BEIJING (AP) – Asian stock markets were mixed yesterday after Wall Street rose and the Federal Reserve chairman said it will raise interest rates further if needed to cool inflation.

Shanghai and Hong Kong declined. Tokyo and Seoul advanced. Oil prices rose to stay above USD110 per barrel.

On Wall Street, the benchmark S&P 500 index rose by an unusually wide daily margin of two per cent after positive United States (US) retail sales data helped to offset concern about inflation.

The Fed will “have to consider moving more aggressively” if inflation that is running at a four-decade high fails to ease after earlier rate hikes, chair Jerome Powell said at a Wall Street Journal conference.

Expectations of rate hikes “ticked higher” due to Powell’s comments, but “markets are shrugging it off and are in need of a breather” after a sell-off, Yeap Jun Rong of IG said in a report.

The Shanghai Composite Index lost 0.4 per cent to 3,082.12 and the Hang Seng in Hong Kong sank 0.6 per cent to 20,471.54.

The Nikkei 225 in Tokyo gained 0.6 per cent to 26,824.46 after the government reported economic output shrank 0.2 per cent in the first three months of 2022. That was stronger than expectations.

A man walks past a bank’s electronic board showing the Hong Kong share index. PHOTO: AP

The Kospi in Seoul gained 0.2 per cent to 2,624.64 and Sydney’s S&P-ASX 200 advanced 0.9 per cent to 7,187.10.

India’s Sensex opened up 0.5 per cent at 54,590.12. Bangkok declined while New Zealand and other Southeast Asian markets rose.

On Wall Street, the S&P 500 advanced to 4,088.85. The Dow Jones Industrial Average rose 1.3 per cent to 32,654.59. The Nasdaq gained 2.8 per cent to 11,984.52.

Big tech stocks led the rally. Apple and Microsoft were among the biggest winners.

Small-company stocks rose more than the rest of the market, a signal that investors are feeling bullish about the economy. Treasury yields rose.

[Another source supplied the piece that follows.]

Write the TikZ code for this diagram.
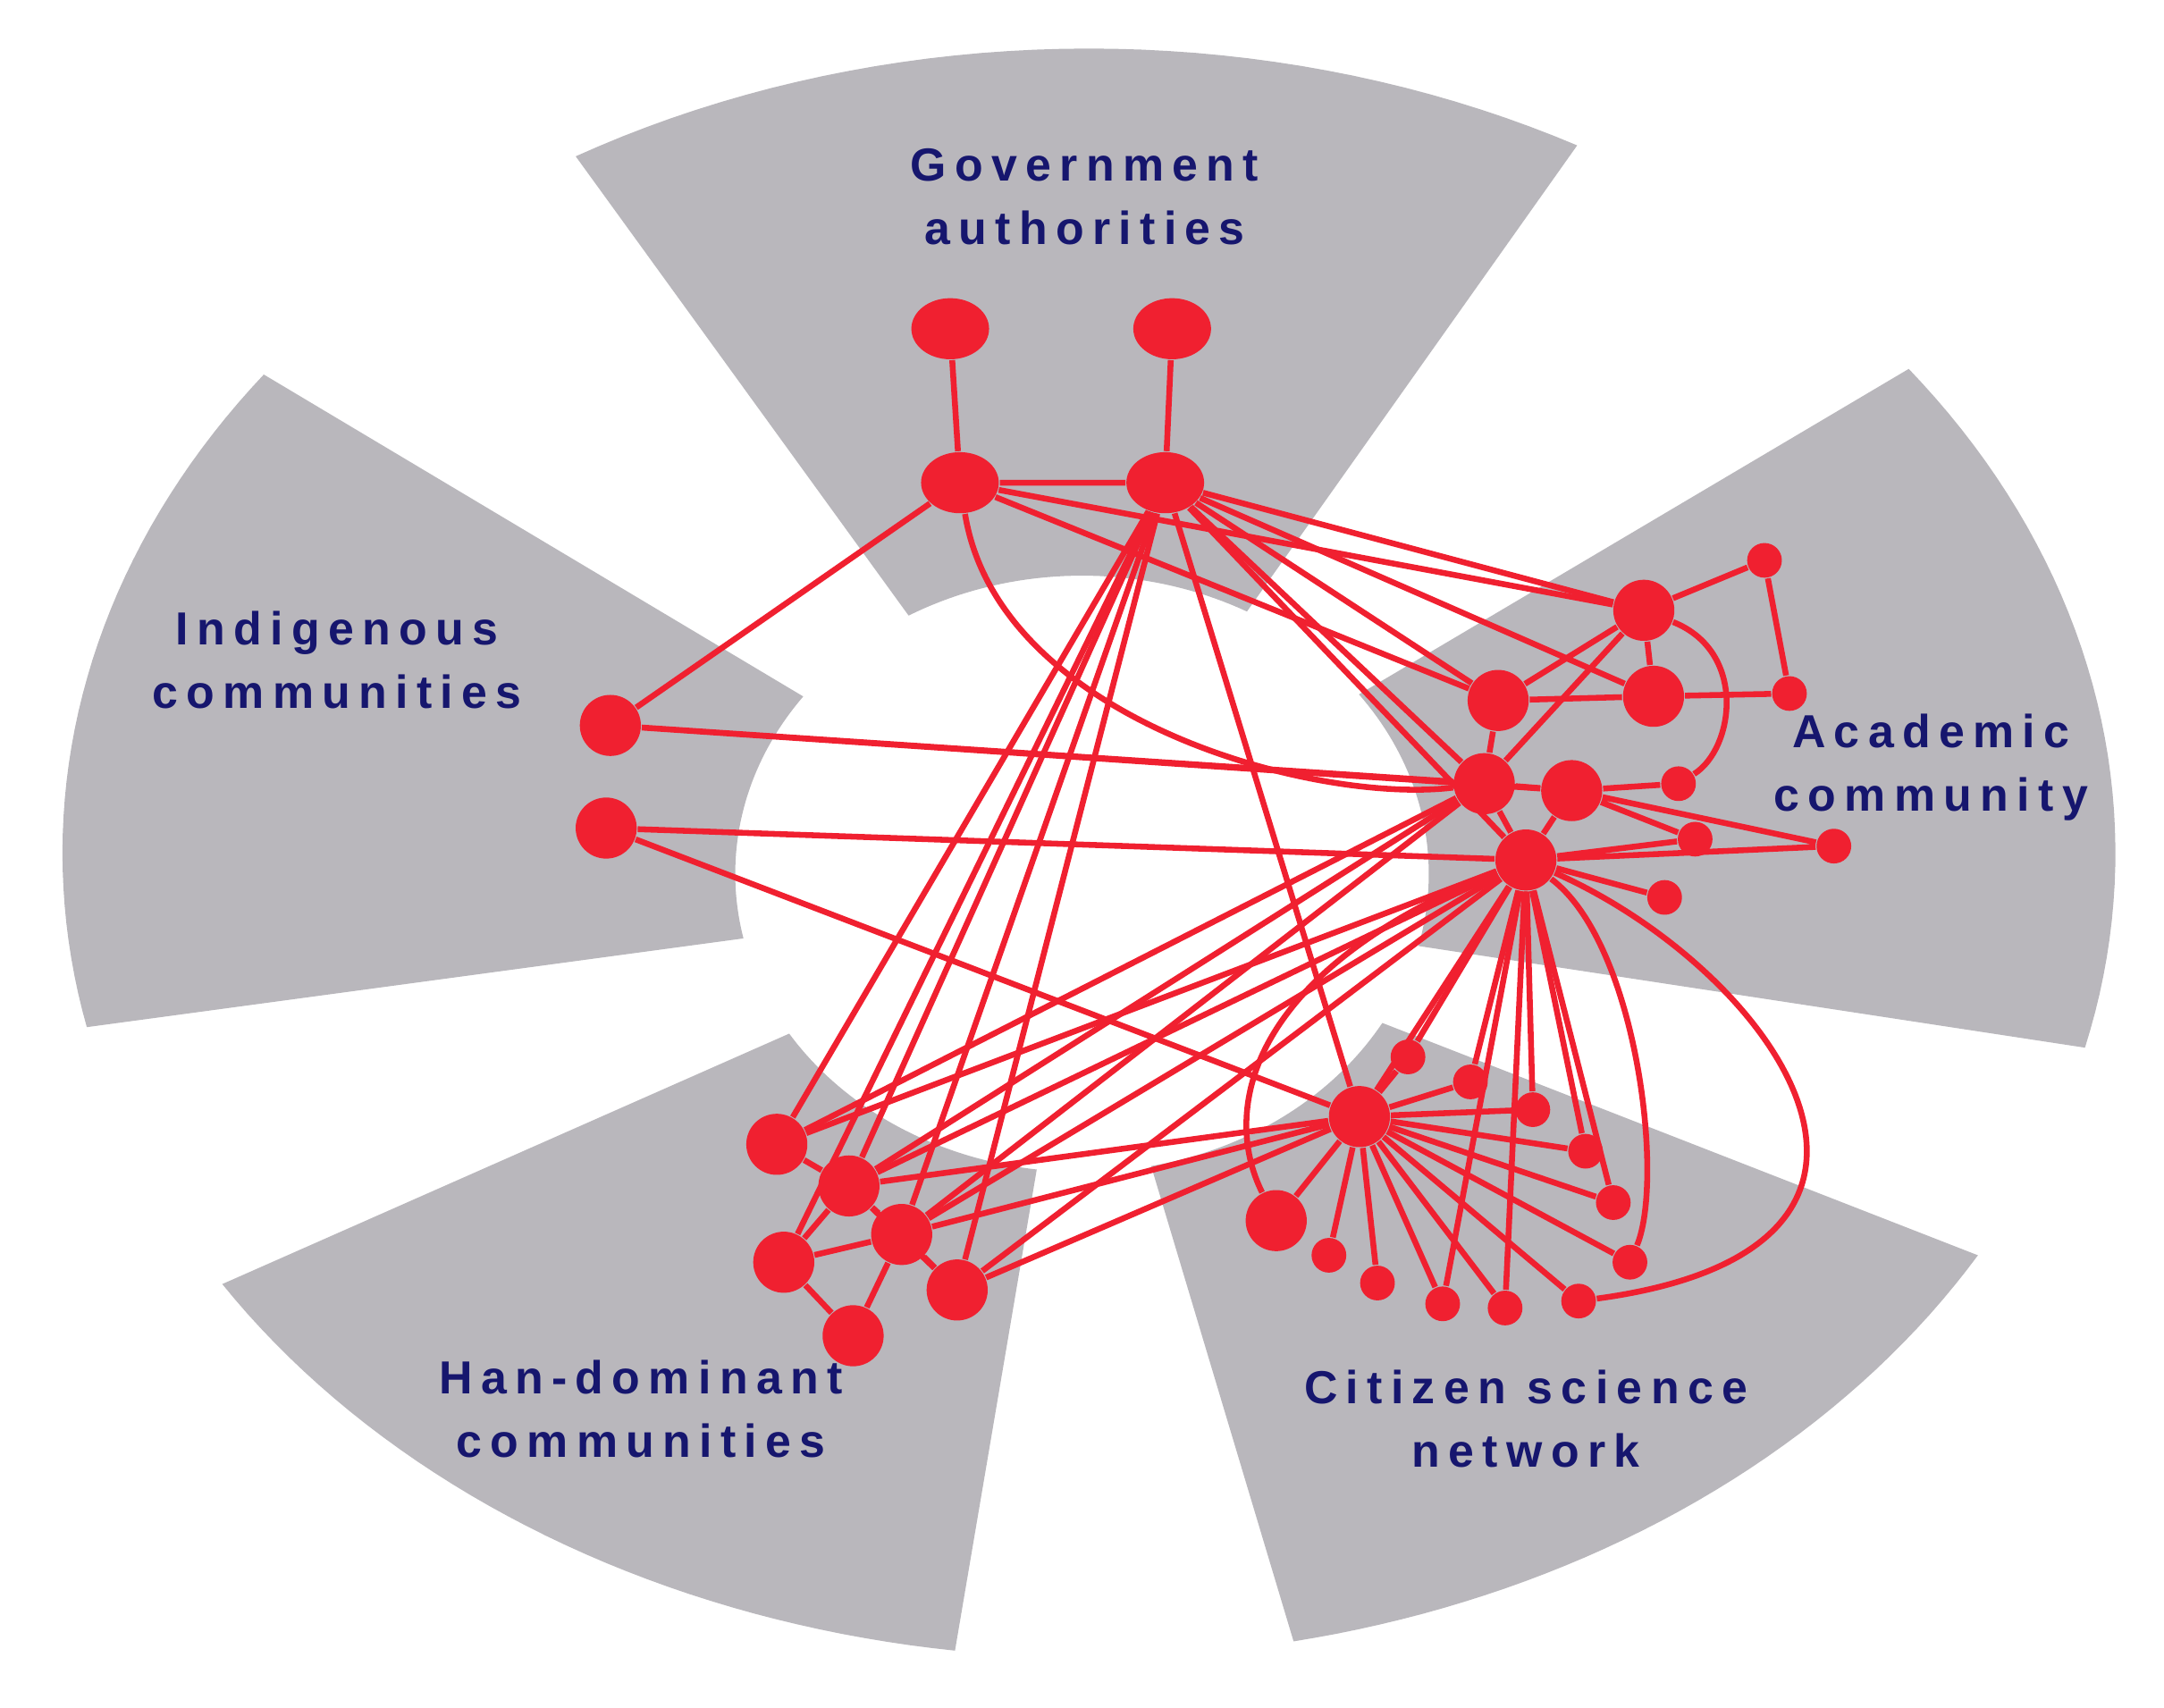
\documentclass[tikz,border=0pt]{standalone}
\usepackage{fontspec}
\setmainfont{Liberation Sans}
\newfontfamily\lbl[LetterSpace=18]{Liberation Sans}
\definecolor{sectgrey}{RGB}{185,183,188}
\definecolor{netred}{RGB}{240,32,48}
\definecolor{navy}{RGB}{22,22,110}
\tikzset{
  big/.style={ellipse,fill=netred,inner sep=0,minimum width=0.56cm,minimum height=0.44cm},
  mid/.style={circle,fill=netred,inner sep=0,minimum size=0.44cm},
  tiny/.style={circle,fill=netred,inner sep=0,minimum size=0.25cm},
  link/.style={draw=netred,line width=1.2pt},
  group/.style={text=navy,font=\lbl\bfseries\fontsize{9.5}{13}\selectfont,align=center}
}
\usetikzlibrary{shapes.geometric}
\begin{document}
\begin{tikzpicture}[x=0.01cm,y=-0.01cm]
\useasboundingbox (0,0) rectangle (1560,1231);
% sectors
\foreach \a/\b in {61.6/120, -14/37, -78.5/-30, -147.6/-97.5, 143.5/192.5}
  \fill[sectgrey] plot[domain=\a:\b,samples=40] ({785+740*cos(\x)},{615-580*sin(\x)})
    -- plot[domain=\b:\a,samples=40] ({780+250*cos(\x)},{630-215*sin(\x)}) -- cycle;
% labels
\node[group] at (782,142) {Government\\authorities};
\node[group] at (243,476) {Indigenous\\communities};
\node[group] at (1392,553) {Academic\\community};
\node[group] at (462,1016) {Han-dominant\\communities};
\node[group] at (1100,1023) {Citizen science\\network};
% government
\node[big] (g1) at (685,237) {};
\node[big] (g2) at (845,237) {};
\node[big] (g3) at (692,348) {};
\node[big] (g4) at (840,348) {};
% indigenous
\node[mid] (i1) at (440,523) {};
\node[mid] (i2) at (437,597) {};
% academic
\node[mid] (a1) at (1185,440) {};
\node[tiny] (a2) at (1272,404) {};
\node[tiny] (a3) at (1290,500) {};
\node[mid] (a4) at (1080,505) {};
\node[mid] (a5) at (1192,502) {};
\node[mid] (a6) at (1070,565) {};
\node[mid] (a7) at (1133,570) {};
\node[tiny] (a8) at (1210,565) {};
\node[tiny] (a9) at (1222,605) {};
\node[tiny] (a10) at (1322,610) {};
\node[tiny] (a11) at (1200,647) {};
\node[mid] (a12) at (1100,620) {};
% han
\node[mid] (h1) at (560,825) {};
\node[mid] (h2) at (612,855) {};
\node[mid] (h3) at (650,890) {};
\node[mid] (h4) at (565,910) {};
\node[mid] (h5) at (690,930) {};
\node[mid] (h6) at (615,963) {};
% citizen
\node[mid] (c0) at (980,805) {};
\node[mid] (c1) at (920,880) {};
\foreach \n/\x/\y in {1/1015/762, 2/1060/780, 3/1105/800, 4/1143/830, 5/1163/867, 6/1175/910,
    7/1138/938, 8/1085/943, 9/1040/940, 10/993/925, 11/958/905}
  \node[tiny] (s\n) at (\x,\y) {};
% links
\draw[link] (g1) -- (g3) (g2) -- (g4) (g3) -- (g4) (g3) -- (i1) (g3) -- (a1) (g3) -- (a4);
\draw[link] (g3) .. controls (720,520) and (950,580) .. (a6);
\foreach \t in {a1,a4,a5,a6,a12,h1,h2,h3,h5,c0}
  \draw[link] (g4) -- (\t);
\draw[link] (g4) -- (h4);
\draw[link] (i1) -- (a6) (i1) -- (a7) (i2) -- (a12) (i2) -- (c0);
\draw[link] (a1) -- (a2) (a2) -- (a3) (a3) -- (a5) (a1) -- (a4) (a1) -- (a5) (a4) -- (a5)
  (a4) -- (a6) (a6) -- (a7) (a7) -- (a8) (a7) -- (a9) (a7) -- (a10) (a6) -- (a12)
  (a12) -- (a11) (a12) -- (a10) (a12) -- (a9) (a7) -- (a12);
\draw[link] (a1) .. controls (1260,470) and (1250,540) .. (a8);
\draw[link] (a1) -- (a6);
\foreach \t in {h1,h2,h3}
  \draw[link] (a6) -- (\t);
\foreach \t in {h1,h2,h3,h5,c0,s1,s2,s3,s4,s5,s8,s9}
  \draw[link] (a12) -- (\t);
\draw[link] (a12) .. controls (1180,680) and (1200,850) .. (s6);
\draw[link] (a12) .. controls (1280,700) and (1420,900) .. (s7);
\draw[link] (a12) .. controls (900,700) and (880,800) .. (c1);
\foreach \n in {1,...,11}
  \draw[link] (c0) -- (s\n);
\draw[link] (c0) -- (c1);
\foreach \t in {h2,h3,h5}
  \draw[link] (c0) -- (\t);
\draw[link] (h1) -- (h2) (h2) -- (h3) (h2) -- (h4) (h3) -- (h4) (h4) -- (h6)
  (h3) -- (h6) (h2) -- (h5) (h3) -- (h5);
\end{tikzpicture}
\end{document}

Investors welcomed a Commerce Department report that showed retail sales rose 0.9 per cent in April.

Consumers are providing critical support to the economy despite higher costs for gas, food and rent. The economy contracted in the first three months of the year, but consumer and business spending still increased at a healthy pace.

The Fed and other central banks are raising interest rates that have been near zero during the coronavirus pandemic or said they plan to in order to cool inflation.

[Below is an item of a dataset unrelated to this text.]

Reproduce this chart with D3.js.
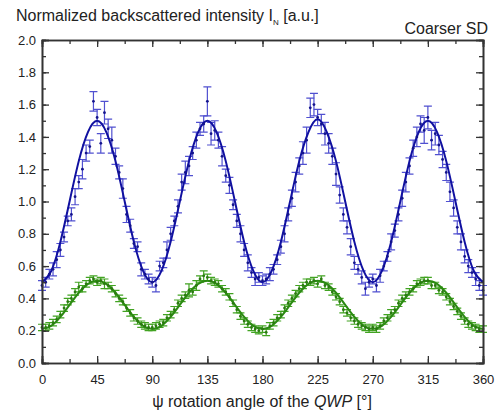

Supply chain problems have prompted businesses to raise prices on everything from food to clothing as demand rebounds after the pandemic.

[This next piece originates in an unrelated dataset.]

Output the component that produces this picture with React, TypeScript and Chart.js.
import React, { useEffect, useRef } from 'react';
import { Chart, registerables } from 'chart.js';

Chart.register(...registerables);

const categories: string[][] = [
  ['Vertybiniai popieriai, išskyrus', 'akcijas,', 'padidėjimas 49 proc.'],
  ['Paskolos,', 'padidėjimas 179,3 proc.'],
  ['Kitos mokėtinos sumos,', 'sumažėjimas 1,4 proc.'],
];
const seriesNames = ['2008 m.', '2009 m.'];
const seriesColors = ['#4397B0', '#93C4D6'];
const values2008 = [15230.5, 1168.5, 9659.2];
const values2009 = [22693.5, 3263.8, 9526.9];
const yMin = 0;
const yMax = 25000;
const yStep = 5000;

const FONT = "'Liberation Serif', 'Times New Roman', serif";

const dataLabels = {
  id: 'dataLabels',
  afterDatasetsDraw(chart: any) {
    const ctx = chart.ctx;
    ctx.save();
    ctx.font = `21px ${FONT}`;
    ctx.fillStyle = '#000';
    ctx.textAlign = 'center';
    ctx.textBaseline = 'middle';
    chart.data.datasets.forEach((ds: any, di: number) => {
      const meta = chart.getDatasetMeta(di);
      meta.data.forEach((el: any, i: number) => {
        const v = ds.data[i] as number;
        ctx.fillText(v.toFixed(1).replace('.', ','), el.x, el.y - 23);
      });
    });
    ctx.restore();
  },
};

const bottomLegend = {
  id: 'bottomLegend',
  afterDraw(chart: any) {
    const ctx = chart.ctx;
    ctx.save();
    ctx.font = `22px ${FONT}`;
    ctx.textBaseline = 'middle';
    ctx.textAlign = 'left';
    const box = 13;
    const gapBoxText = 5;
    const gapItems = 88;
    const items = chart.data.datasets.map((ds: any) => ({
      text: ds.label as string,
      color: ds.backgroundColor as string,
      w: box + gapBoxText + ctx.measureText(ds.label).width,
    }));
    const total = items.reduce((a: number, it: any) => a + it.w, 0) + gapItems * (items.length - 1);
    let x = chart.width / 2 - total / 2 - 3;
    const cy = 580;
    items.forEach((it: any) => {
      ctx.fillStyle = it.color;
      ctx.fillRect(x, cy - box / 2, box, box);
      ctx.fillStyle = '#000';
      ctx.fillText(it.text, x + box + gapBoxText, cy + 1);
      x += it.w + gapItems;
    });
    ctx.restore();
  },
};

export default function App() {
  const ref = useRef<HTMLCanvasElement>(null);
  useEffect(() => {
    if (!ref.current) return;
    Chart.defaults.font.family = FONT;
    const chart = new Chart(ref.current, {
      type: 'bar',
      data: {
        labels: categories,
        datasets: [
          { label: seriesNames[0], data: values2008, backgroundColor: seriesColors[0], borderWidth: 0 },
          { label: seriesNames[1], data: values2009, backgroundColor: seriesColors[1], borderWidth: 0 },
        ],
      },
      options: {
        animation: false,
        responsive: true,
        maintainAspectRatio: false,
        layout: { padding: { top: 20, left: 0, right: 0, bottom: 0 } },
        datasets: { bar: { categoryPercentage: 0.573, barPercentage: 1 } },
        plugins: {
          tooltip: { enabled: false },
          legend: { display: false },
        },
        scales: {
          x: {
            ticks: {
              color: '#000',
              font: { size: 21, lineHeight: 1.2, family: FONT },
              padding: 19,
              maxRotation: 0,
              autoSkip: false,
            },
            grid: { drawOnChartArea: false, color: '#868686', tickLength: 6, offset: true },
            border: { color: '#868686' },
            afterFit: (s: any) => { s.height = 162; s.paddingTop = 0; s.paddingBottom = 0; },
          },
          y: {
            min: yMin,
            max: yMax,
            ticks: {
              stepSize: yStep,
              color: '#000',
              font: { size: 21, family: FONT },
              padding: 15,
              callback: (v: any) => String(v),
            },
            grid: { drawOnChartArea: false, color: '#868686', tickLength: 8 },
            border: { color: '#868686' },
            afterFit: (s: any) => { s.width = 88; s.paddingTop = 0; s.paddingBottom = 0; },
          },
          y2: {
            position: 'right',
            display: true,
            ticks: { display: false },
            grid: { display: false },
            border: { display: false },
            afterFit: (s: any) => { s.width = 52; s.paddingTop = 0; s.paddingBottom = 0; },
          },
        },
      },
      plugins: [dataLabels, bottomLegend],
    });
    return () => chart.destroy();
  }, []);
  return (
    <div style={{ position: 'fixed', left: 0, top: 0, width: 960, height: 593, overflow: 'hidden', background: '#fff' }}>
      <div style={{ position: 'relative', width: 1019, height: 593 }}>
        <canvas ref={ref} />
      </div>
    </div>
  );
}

Oil and gas prices have been pushed up by Russia’s war on Ukraine, which fuelled fears Russian supplies might be disrupted.

In energy markets, benchmark US crude rose USD0.66 to USD113.05 in electronic trading on the New York Mercantile Exchange. The contract fell USD1.80 on Tuesday to USD112.40.

Brent crude, the price basis for international oil trading, added USD0.17 to USD112.10 per barrel in London. It lost USD2.31 the previous session to USD111.93.

The dollar declined to JPY129.11 from Tuesday’s JPY129.42. The euro sank to USD1.0536 from USD1.0543.